LeoVegas failed to act on its own policy when it came to interacting with customers that showed signs of gambling harm, such as denied deposits, cancelled withdrawals, long sessions and sessions late at night or early in the morning. The Commission also deemed that it had not sufficiently taken into account regulatory guidance on customer interaction.
Anti-money laundering failures were also discovered at LeoVegas, including a reliance on ineffective threshold triggers and insufficient information regarding how much a customer should be allowed to spend based on their income or any other risk factor.
Financial triggers for anti-money laundering reviews were set too high and were not realistic with effectively managing laundering or terrorist financing risks. Inappropriate controls also allowed significant levels of gambling spend to occur with short time frames without knowledge of customers’ financial situations.
The issues detailed by the Gambling Commission took place between October 2019 and October 2020. Alongside the hefty fine and warning, conditions have been applied to the operator’s license. It must undertake a third-party audit withing the next twelve months to ensure that it is acting in accordance with regulatory requirements.
Example to Operators
The Commission added that LeoVegas did co-operate with it throughout the course of the investigation and has taken remedial action to address its failings. While serious shortcomings were evident, no evidence of criminal spend with the licensee was found.
Speaking on behalf of the Gambling Commission, Director of Enforcement and Intelligence Leanne Oxley expressed hopes that the penalty would serve as an example to other operators. The regulator has increasingly shown frustration at coming across the same failures time and time again during its enforcement work. Oxley stated:
“We identified this through focused compliance activity and we will continue to take action against other operators if they do not learn the lessons our enforcement work is providing. This case is a further example of operators failing to protect customers and failing to be alive to money laundering risks within their business.”
This is not the first time that LeoVegas has been caught out by the UK’s gambling regulator. In 2018, it was fined £600,000 over misleading advertising and customer protection failures. An investigation conducted by the regulator found that LeoVegas had sent marketing materials to 1,894 customers who had self-excluded.

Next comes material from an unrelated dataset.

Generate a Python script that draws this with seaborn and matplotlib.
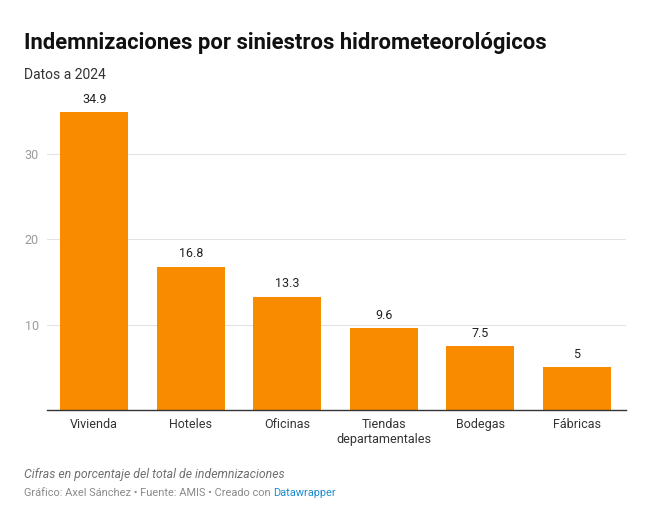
import matplotlib
matplotlib.use("Agg")
import matplotlib.pyplot as plt
import seaborn as sns
import pandas as pd

categorias = ["Vivienda", "Hoteles", "Oficinas", "Tiendas\ndepartamentales", "Bodegas", "Fábricas"]
valores = [34.9, 16.8, 13.3, 9.6, 7.5, 5]
etiquetas = ["34.9", "16.8", "13.3", "9.6", "7.5", "5"]
ticks_y = [10, 20, 30]

df = pd.DataFrame({"categoria": categorias, "valor": valores})

sns.set_style("white")
plt.rcParams["font.family"] = ["Roboto", "DejaVu Sans"]

fig = plt.figure(figsize=(6.48, 5.25), dpi=100)
ax = fig.add_axes([0.0725, 0.219, 0.8935, 0.601])

sns.barplot(data=df, x="categoria", y="valor", color="#f98b00", width=0.7,
            saturation=1, linewidth=0, ax=ax, zorder=3)

for i, (v, t) in enumerate(zip(valores, etiquetas)):
    ax.text(i, v + 0.75, t, ha="center", va="bottom", fontsize=9, color="#222222")

ax.set_xlim(-0.49, 5.51)
ax.set_ylim(0, 37)
ax.set_yticks(ticks_y)
ax.set_yticklabels([str(t) for t in ticks_y], color="#9a9a9a", fontsize=9)
ax.yaxis.grid(True, color="#e3e3e3", linewidth=0.8, zorder=0)
ax.tick_params(axis="y", length=0, pad=6)
ax.tick_params(axis="x", length=0, pad=6, labelsize=9, labelcolor="#333333")
ax.set_xlabel("")
ax.set_ylabel("")
for s in ["top", "right", "left"]:
    ax.spines[s].set_visible(False)
ax.spines["bottom"].set_color("#333333")
ax.spines["bottom"].set_linewidth(1)
ax.spines["bottom"].set_zorder(4)

fig.text(0.037, 0.918, "Indemnizaciones por siniestros hidrometeorológicos",
         fontsize=15.8, fontweight="bold", color="#111111", va="center")
fig.text(0.037, 0.857, "Datos a 2024", fontsize=10, color="#333333", va="center")
fig.text(0.037, 0.097, "Cifras en porcentaje del total de indemnizaciones",
         fontsize=8.8, style="italic", color="#6f6f6f", va="center")
t1 = fig.text(0.037, 0.060, "Gráfico: Axel Sánchez • Fuente: AMIS • Creado con ",
              fontsize=7.9, color="#8a8a8a", va="center")
fig.canvas.draw()
bb = t1.get_window_extent().transformed(fig.transFigure.inverted())
fig.text(bb.x1, 0.060, "Datawrapper", fontsize=7.9, color="#1d8ccf", va="center")

fig.savefig("out.png", dpi=100, facecolor="white")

The operator allowed 413 of its self-excluded customers to gamble, without contacting them or applying a 24-hour cooling off period. 11,205 customers that chose to self-exclude and close their accounts did not have their funds returned to them by LeoVegas. The regulator also found that LeoVegas and its affiliates had published 41 adverts online with misleading promotional terms.
At the time, LeoVegas accepted the penalty and took action to return the funds its owed players. It closed affected accounts and undertook measures to make sure that moving forward, account balances would be returned to customers within 48 hours of self-exclusion.
MGM Acquires LeoVegas
LeoVegas is responsible for a number of popular online brands, including Bet UK, Pink Casino, 21.co.uk and Slot Boss, alongside its flagship own-name brand. As well as online casino and slot games, the operator offers sports betting services.
The Swedish operator was founded in 2011, with a view to corner the mobile gaming market. It has since expanded its offerings to markets in Nordic countries, Europe and the UK. Since 2017, LeoVegas stock has been listed on the Stockholm Stock Exchange.
The Gambling Commission’s action against LeoVegas in the UK comes just one month after a preliminary investigation into the operator was launched in its native Sweden. The Ekobrottsmyndigheten, Sweden’s Economic Crime Authority is looking into allegations of insider trading regarding trading of the company’s shares.
LeoVegas has commented on the matter, stating that it is fulling assisting the authorities in their investigation. In a notice to investors, it stated that no employee, member of the management team or board member has been contacted over any criminal suspicion. It declined to comment further on the matter, adding that any questions should be directed to the Swedish Economic Crime Authority.
In May, US casino giant MGM agreed to buy LeoVegas as part of a deal worth $607 million. The LeoVegas board has unanimously recommended the offer to shareholders. The acquisition promises to offer opportunities to both parties. MGM stands to benefit from accelerated growth and expansion outside of the US, as well as the Swedish firm’s technology capabilities and experienced online gaming management team.
The addition of LeoVegas will reinforce MGM’s online operations, and is expected to be completed during the third quarter of 2022. Chief Executive of MGM Resorts, Bill Hornbuckle, has hinted that his firm is looking to expand into further territories following the deal.